There has already been serious controversy about the “Henry VIII” powers in the Brexit Bill, which will enable ministers to rewrite laws at their discretion as we leave the EU. Now Theresa May’s government has sneaked a new “Framework for data processing in government” into the Lords committee stage of the new Data Protection Bill (see pages 99-101, which are pp 111–3 of the pdf). It will enable ministers to promulgate a Henry VIII privacy regulation with quite extraordinary properties.
It will cover all data held by any public body including the NHS (175(1)), be outside of the ICO’s jurisdiction (178(5)) and that of any tribunal (178(2)) including Judicial Review (175(4), 176(7)), wider human-rights law (178(2,3,4)), and international jurisdictions – although ministers are supposed to change it if they notice that it breaks any international treaty obligation (177(4)).
In fact it will be changeable on a whim by Ministers (175(4)), have no effective Parliamentary oversight (175(6)), and apply retroactively (178(3)). It will also provide an automatic statutory defence for any data processing in any Government decision taken to any tribunal/court 178(4)).
Ministers have had frequent fights in the past over personal data in the public sector, most frequently over medical records which they have sold, again and again, to drug companies and others in defiance not just of UK law, EU law and human-rights law, but of the express wishes of patients, articulated by opting out of data “sharing”. In fact, we have to thank MedConfidential for being the first to notice the latest data grab. Their briefing gives more details are sets out the amendments we need to press for in Parliament. This is not the only awful thing about the bill by any means; its section 164 will be terrible news for journalists. This is one of those times when you need to write to your MP. Please do it now!
Hi Ross,
I’d really like to badger my MP about this. She’s quite responsive and I expect will be willing to help.
I tried to look up the relevant bits in the text so I could understand what I was talking about though, and I hit a problem.
Either I don’t understand anything about how these things are worded (which is altogether possible) or the references might be off (less likely).
I was mostly following along fine (ish) until the bit about judicial review.
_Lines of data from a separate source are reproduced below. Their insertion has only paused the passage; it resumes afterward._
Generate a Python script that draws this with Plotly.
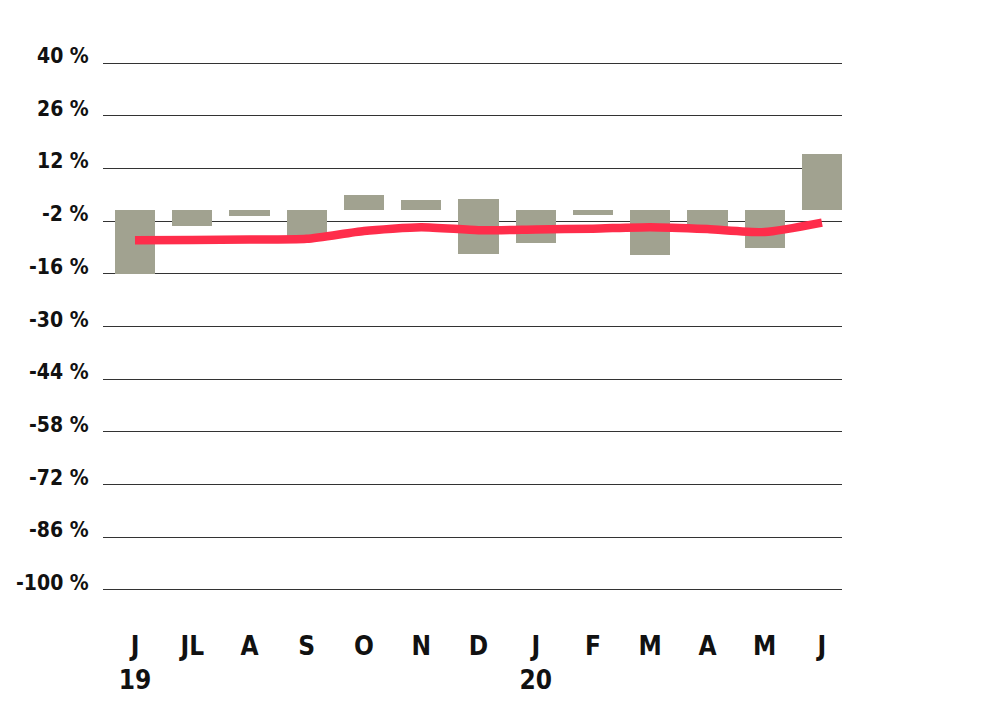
import plotly.graph_objects as go

months = ["J<br>19", "JL", "A", "S", "O", "N", "D", "J<br>20", "F", "M", "A", "M", "J"]
bar_low = [-16.1, -3.2, -0.6, -5.9, 1.0, 0.9, -10.8, -7.7, -0.25, -11.1, -3.8, -9.1, 1.0]
bar_high = [0.9, 0.9, 0.9, 0.9, 5.0, 3.6, 3.8, 0.9, 0.9, 0.9, 0.9, 0.9, 15.8]
line_vals = [-7.1, -7.0, -6.9, -6.7, -4.6, -3.6, -4.4, -4.2, -4.0, -3.6, -4.1, -4.9, -2.4]
y_ticks = [40, 26, 12, -2, -16, -30, -44, -58, -72, -86, -100]
y_labels = [f"{v} %" for v in y_ticks]

FONT = "DejaVu Sans Condensed"
xs = list(range(len(months)))

fig = go.Figure()
fig.add_trace(go.Bar(
    x=xs,
    y=[h - l for h, l in zip(bar_high, bar_low)],
    base=bar_low,
    width=0.70,
    marker=dict(color="#a1a290", line=dict(width=0)),
    hoverinfo="skip",
))
fig.add_trace(go.Scatter(
    x=xs, y=line_vals, mode="lines",
    line=dict(color="#ff2d4b", width=8.5, shape="spline", smoothing=0.6),
    hoverinfo="skip",
))

for v, t in zip(y_ticks, y_labels):
    fig.add_annotation(
        x=0, xref="paper", y=v, yref="y", text=f"<b>{t}</b>",
        showarrow=False, xanchor="right", yanchor="middle",
        xshift=-12, yshift=7,
        font=dict(family=FONT, size=21, color="#111"),
    )

fig.update_layout(
    width=1004, height=709,
    margin=dict(l=95, r=170, t=54, b=126),
    paper_bgcolor="white", plot_bgcolor="white",
    showlegend=False,
    bargap=0,
)
fig.update_xaxes(
    range=[-0.559, 12.35],
    tickvals=xs, ticktext=[f"<b>{m}</b>" for m in months],
    tickfont=dict(family=FONT, size=26, color="#111"),
    showgrid=False, zeroline=False, showline=False,
    ticks="", ticklabelstandoff=37,
)
fig.update_yaxes(
    range=[-100.3, 40.3],
    tickvals=y_ticks, showticklabels=False,
    showgrid=True, gridcolor="#333", gridwidth=1.3,
    zeroline=False, showline=False, ticks="",
)

fig.write_html("out.html")
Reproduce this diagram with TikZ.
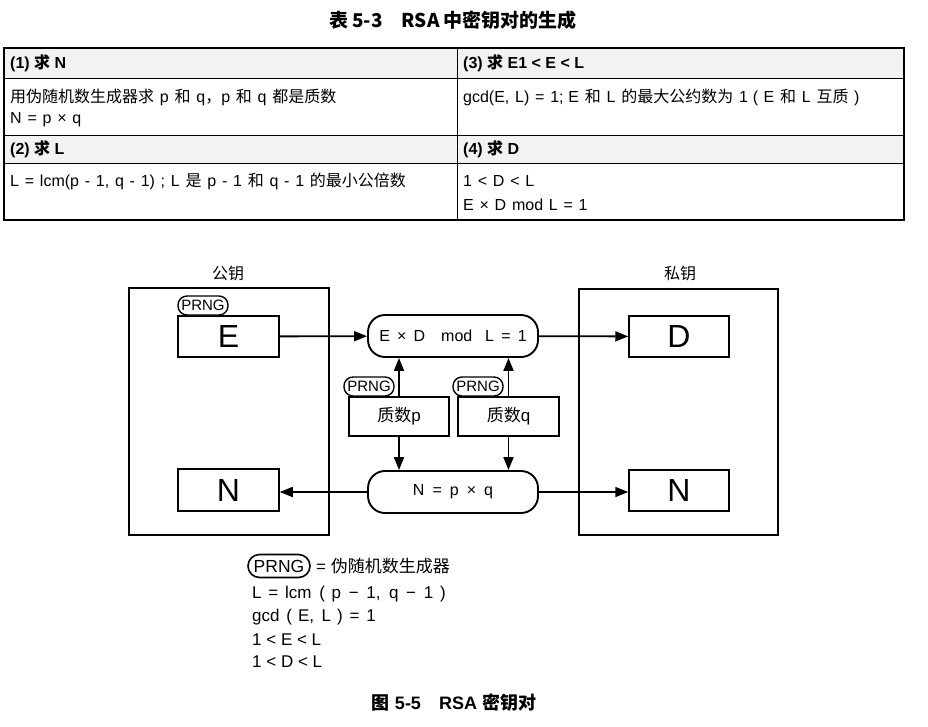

I looked at parts 175(4) and 176(7) and they state:
“The Secretary of State may from time to time prepare amendments of the
document or a replacement document.”
and
“This section applies in relation to amendments prepared under section 175 as
it applies in relation to a document prepared under that section.”
Is it the case that because section 175 doesn’t specifically describe a judicial review process and therefore action can be taken without such? That being the case, that doesn’t preclude review entirely does it?
Also, I don’t see how 178(3): “A document issued under section 176(3), including an amendment or replacement document, is admissible in evidence in legal proceedings.”, means that these frameworks apply retroactively. Am I giving the drafter too much slack?
If you were able to provide a breakdown of your reasoning, I’d really appreciate it.
This sounds like the sort of thing I’d care about, but at present I just don’t understand it clearly enough to articulate my position with any level of authority.
Cheers,
Dave
The lack of effective parliamentary oversight comes from the fact that it’s a negative resolution procedure; the regulation is put before parliament and some MP or peer then has to start a debate on it – something that in practice never happens.
I can’t comment on judicial review, or retrospective effect; I was following MedConfidential on that. I don’t know for sure, as I’m not a lawyer. But the fact that we will be leaving the ECJ (whether in March 2019 or at the end of a transition period) will leave no obvious way to challenge a regulation that infringes human rights. I fear we may see a regulation that overrides previous findings of ECJ such as the I v Finland precedent that the Department of Health finds so annoying as it gives us the right to opt out of secondary uses of our medical records. You can try suing in the Strasbourg court but its findings don’t have direct force here. With luck ministers might heed them and change the regulation, but again they might drag their feet.
You’ll have noted that after a hospital gave over a million people’s medical records illegally to Google Deepmind, they were reprimanded by the ICO, but Google was not ordered to delete the records. Is this the shape of things to come?
I’d suggest that you write to your MP about the issues other than judicial review until we get clarity.
Amendments to the “Framework for Data Processing by Government” have been tabled by opposition peers, but not yet debated. They can be seen here:
http://lordsamendments.parliament.uk/?Session=2017-2019&Id=2158&Stage=Report&Decision=Not-yet-debated&ResultsPerPage=20
The relevant amendments are numbered (when I looked, at any rate) 175-180. The first amendment, among other things, changes the process to the affirmative resolution procedure.